Самовластность предана


Между таким образом представленным сильным общением и тем, что я называю самовластностью, нет никакой разницы. Общение предполагает на мгновение самовластность тех, кто общается между собой, и соответственно самовластность подразумевает общение, не имея установки на общение, она не может считаться самовластностью. Необходимо подчеркнуть, что самовластность - всегда общение, а общение, если оно сильное, всегда самовластно. Если придерживаться такой точки зрения, опыт Жене представляет для нас исключительный интерес.
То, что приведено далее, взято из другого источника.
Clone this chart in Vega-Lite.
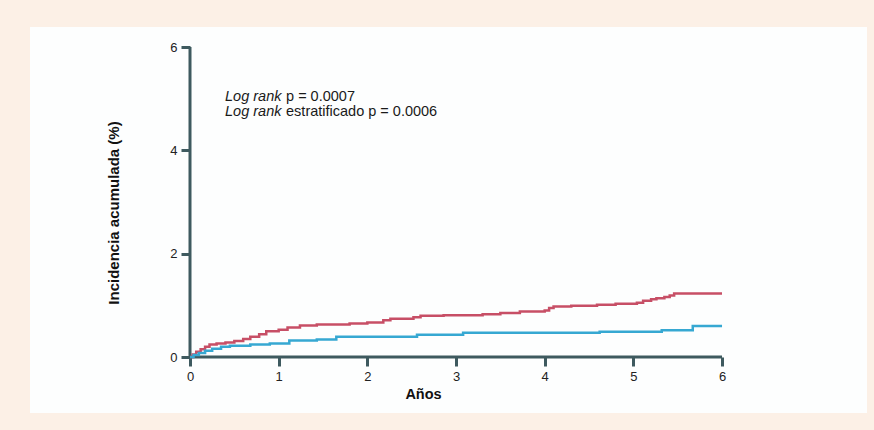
{
  "$schema": "https://vega.github.io/schema/vega-lite/v6.json",
  "width": 837,
  "height": 386,
  "autosize": {"type": "none"},
  "padding": {"left": 30, "top": 27, "right": 7, "bottom": 17},
  "background": "#fcf0e6",
  "config": {
    "view": {"fill": "#fdfefe", "stroke": null},
    "font": "Liberation Sans"
  },
  "datasets": {
    "curvas": [
      {"serie": "A", "x": 0, "y": 0},
      {"serie": "A", "x": 0.03, "y": 0.05},
      {"serie": "A", "x": 0.07, "y": 0.1},
      {"serie": "A", "x": 0.12, "y": 0.15},
      {"serie": "A", "x": 0.17, "y": 0.2},
      {"serie": "A", "x": 0.22, "y": 0.24},
      {"serie": "A", "x": 0.3, "y": 0.26},
      {"serie": "A", "x": 0.4, "y": 0.28},
      {"serie": "A", "x": 0.5, "y": 0.31},
      {"serie": "A", "x": 0.6, "y": 0.35},
      {"serie": "A", "x": 0.68, "y": 0.39},
      {"serie": "A", "x": 0.78, "y": 0.44},
      {"serie": "A", "x": 0.86, "y": 0.5},
      {"serie": "A", "x": 1.0, "y": 0.53},
      {"serie": "A", "x": 1.1, "y": 0.57},
      {"serie": "A", "x": 1.24, "y": 0.61},
      {"serie": "A", "x": 1.43, "y": 0.63},
      {"serie": "A", "x": 1.8, "y": 0.65},
      {"serie": "A", "x": 2.0, "y": 0.67},
      {"serie": "A", "x": 2.18, "y": 0.71},
      {"serie": "A", "x": 2.26, "y": 0.74},
      {"serie": "A", "x": 2.52, "y": 0.77},
      {"serie": "A", "x": 2.6, "y": 0.8},
      {"serie": "A", "x": 2.86, "y": 0.81},
      {"serie": "A", "x": 3.3, "y": 0.83},
      {"serie": "A", "x": 3.5, "y": 0.85},
      {"serie": "A", "x": 3.72, "y": 0.88},
      {"serie": "A", "x": 4.0, "y": 0.9},
      {"serie": "A", "x": 4.05, "y": 0.95},
      {"serie": "A", "x": 4.1, "y": 0.98},
      {"serie": "A", "x": 4.3, "y": 0.99},
      {"serie": "A", "x": 4.59, "y": 1.01},
      {"serie": "A", "x": 4.8, "y": 1.03},
      {"serie": "A", "x": 5.04, "y": 1.05},
      {"serie": "A", "x": 5.11, "y": 1.09},
      {"serie": "A", "x": 5.2, "y": 1.12},
      {"serie": "A", "x": 5.26, "y": 1.14},
      {"serie": "A", "x": 5.35, "y": 1.16},
      {"serie": "A", "x": 5.41, "y": 1.19},
      {"serie": "A", "x": 5.46, "y": 1.23},
      {"serie": "A", "x": 6.0, "y": 1.23},
      {"serie": "B", "x": 0, "y": 0},
      {"serie": "B", "x": 0.04, "y": 0.04},
      {"serie": "B", "x": 0.1, "y": 0.08},
      {"serie": "B", "x": 0.17, "y": 0.12},
      {"serie": "B", "x": 0.25, "y": 0.16},
      {"serie": "B", "x": 0.35, "y": 0.2},
      {"serie": "B", "x": 0.45, "y": 0.22},
      {"serie": "B", "x": 0.68, "y": 0.24},
      {"serie": "B", "x": 0.9, "y": 0.26},
      {"serie": "B", "x": 1.12, "y": 0.32},
      {"serie": "B", "x": 1.43, "y": 0.34},
      {"serie": "B", "x": 1.65, "y": 0.39},
      {"serie": "B", "x": 2.56, "y": 0.43},
      {"serie": "B", "x": 3.08, "y": 0.47},
      {"serie": "B", "x": 4.62, "y": 0.49},
      {"serie": "B", "x": 5.32, "y": 0.52},
      {"serie": "B", "x": 5.67, "y": 0.6},
      {"serie": "B", "x": 6.0, "y": 0.6}
    ],
    "ejes": [
      {"x": 0, "y": 0, "x2": 0, "y2": 6},
      {"x": 0, "y": 0, "x2": 6, "y2": 0}
    ],
    "notas_cursiva": [
      {"x": 0.395, "y": 4.956, "texto": "Log rank"},
      {"x": 0.395, "y": 4.666, "texto": "Log rank"}
    ],
    "notas": [
      {"x": 1.083, "y": 4.956, "texto": "p = 0.0007"},
      {"x": 1.083, "y": 4.666, "texto": "estratificado p = 0.0006"}
    ]
  },
  "encoding": {
    "x": {
      "field": "x",
      "type": "quantitative",
      "scale": {"domain": [-1.8045, 7.635], "nice": false, "zero": false},
      "axis": {
        "values": [0, 1, 2, 3, 4, 5, 6],
        "offset": -56,
        "domain": false,
        "grid": false,
        "tickSize": 9,
        "tickWidth": 3,
        "tickColor": "#3e5a5f",
        "labelFontSize": 13,
        "labelColor": "#222222",
        "labelPadding": 4,
        "title": "Años",
        "titleFontSize": 14.5,
        "titleFontWeight": "bold",
        "titleColor": "#111111",
        "titleX": 393,
        "titleY": 37,
        "titleAlign": "center",
        "titleBaseline": "middle"
      }
    },
    "y": {
      "field": "y",
      "type": "quantitative",
      "scale": {"domain": [-1.084, 6.389], "nice": false, "zero": false},
      "axis": {
        "values": [0, 2, 4, 6],
        "offset": -160,
        "domain": false,
        "grid": false,
        "tickSize": 9,
        "tickWidth": 3,
        "tickColor": "#3e5a5f",
        "labelFontSize": 13,
        "labelColor": "#222222",
        "labelPadding": 4,
        "title": "Incidencia acumulada (%)",
        "titleFontSize": 15,
        "titleFontWeight": "bold",
        "titleColor": "#111111",
        "titleX": -77,
        "titleY": 185.5,
        "titleAlign": "center",
        "titleBaseline": "middle",
        "titleAngle": -90
      }
    }
  },
  "layer": [
    {
      "data": {"name": "ejes"},
      "mark": {"type": "rule", "color": "#3e5a5f", "strokeWidth": 3},
      "encoding": {
        "x2": {"field": "x2"},
        "y2": {"field": "y2"}
      }
    },
    {
      "data": {"name": "curvas"},
      "mark": {"type": "line", "interpolate": "step-after", "strokeWidth": 2.5},
      "encoding": {
        "color": {
          "field": "serie",
          "type": "nominal",
          "scale": {"domain": ["A", "B"], "range": ["#c74f66", "#36a8d2"]},
          "legend": null
        }
      }
    },
    {
      "data": {"name": "notas_cursiva"},
      "mark": {"type": "text", "align": "left", "baseline": "alphabetic", "fontSize": 14.5, "fontStyle": "italic", "color": "#1a1a1a"},
      "encoding": {"text": {"field": "texto"}}
    },
    {
      "data": {"name": "notas"},
      "mark": {"type": "text", "align": "left", "baseline": "alphabetic", "fontSize": 14.5, "color": "#1a1a1a"},
      "encoding": {"text": {"field": "texto"}}
    }
  ]
}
Для того чтобы объяснить смысл опыта, приобретенного не только писателем, но и человеком, нарушившим все законы общества и все запреты, на которых оно зиждется, я должен буду исходить из чисто человеческого аспекта самовластного общения. Человек, в отличие от животного, произошел из соблюдения запретов, причем некоторые были общими для всех: так, например, правила, препятствующие инцесту, прикосновению к менструальной крови, непристойному поведению, убийству, поеданию человеческого мяса. Мертвые в первую очередь являются объектом предписаний, выполняемых всеми, но различных в зависимости от времени и места. Общение или самовластность заданы в жизненных границах, определяемых общими запретами, к которым иногда добавляются многочисленные табу. Вне всякого сомнения, подобные ограничения в различной степени препятствуют полноценной самовластности. Мы воспринимаем как должное, что стремление к самовластности связано с нарушением одного или нескольких запретов. В качестве примера скажу о властителе Египта: его не касалась недопустимость инцеста. Точно так же жертвоприношение - самовластное действие - носит характер преступления; убивать жертву - значит действовать вопреки предписаниям, законным в других обстоятельствах. Взглянем на проблему шире: праздник - "самовластное время" - допускает и рекомендует поведение, несообразное законам "мирского времени". Таким образом, путь к созданию самовластного или священного элемента самовластности - из государственного деятеля или из жертвы, предназначенной для заклания - является отрицанием одного из запретов, общее соблюдение которых делает нас людьми, а не животными. Это означает, что самовластность в той мере, в какой человечество к ней стремится, требует от нас, чтобы мы оказались "выше сущности", ее составляющей. Это означает, что высшее общение происходит при одном условии: совершении Зла, то есть нарушении запрета49.


Жене точно соответствовал классическим образцам, когда искал самовластность во Зле, когда Зло позволяло действительно пережить те головокружительные мгновения, во время которых кажется, что существо, живущее в нас, распалось на части, или, несмотря на то, что оно сохраняется, оно ускользает от ограничивающей его сущности. Однако Жене наотрез отказывается от общения.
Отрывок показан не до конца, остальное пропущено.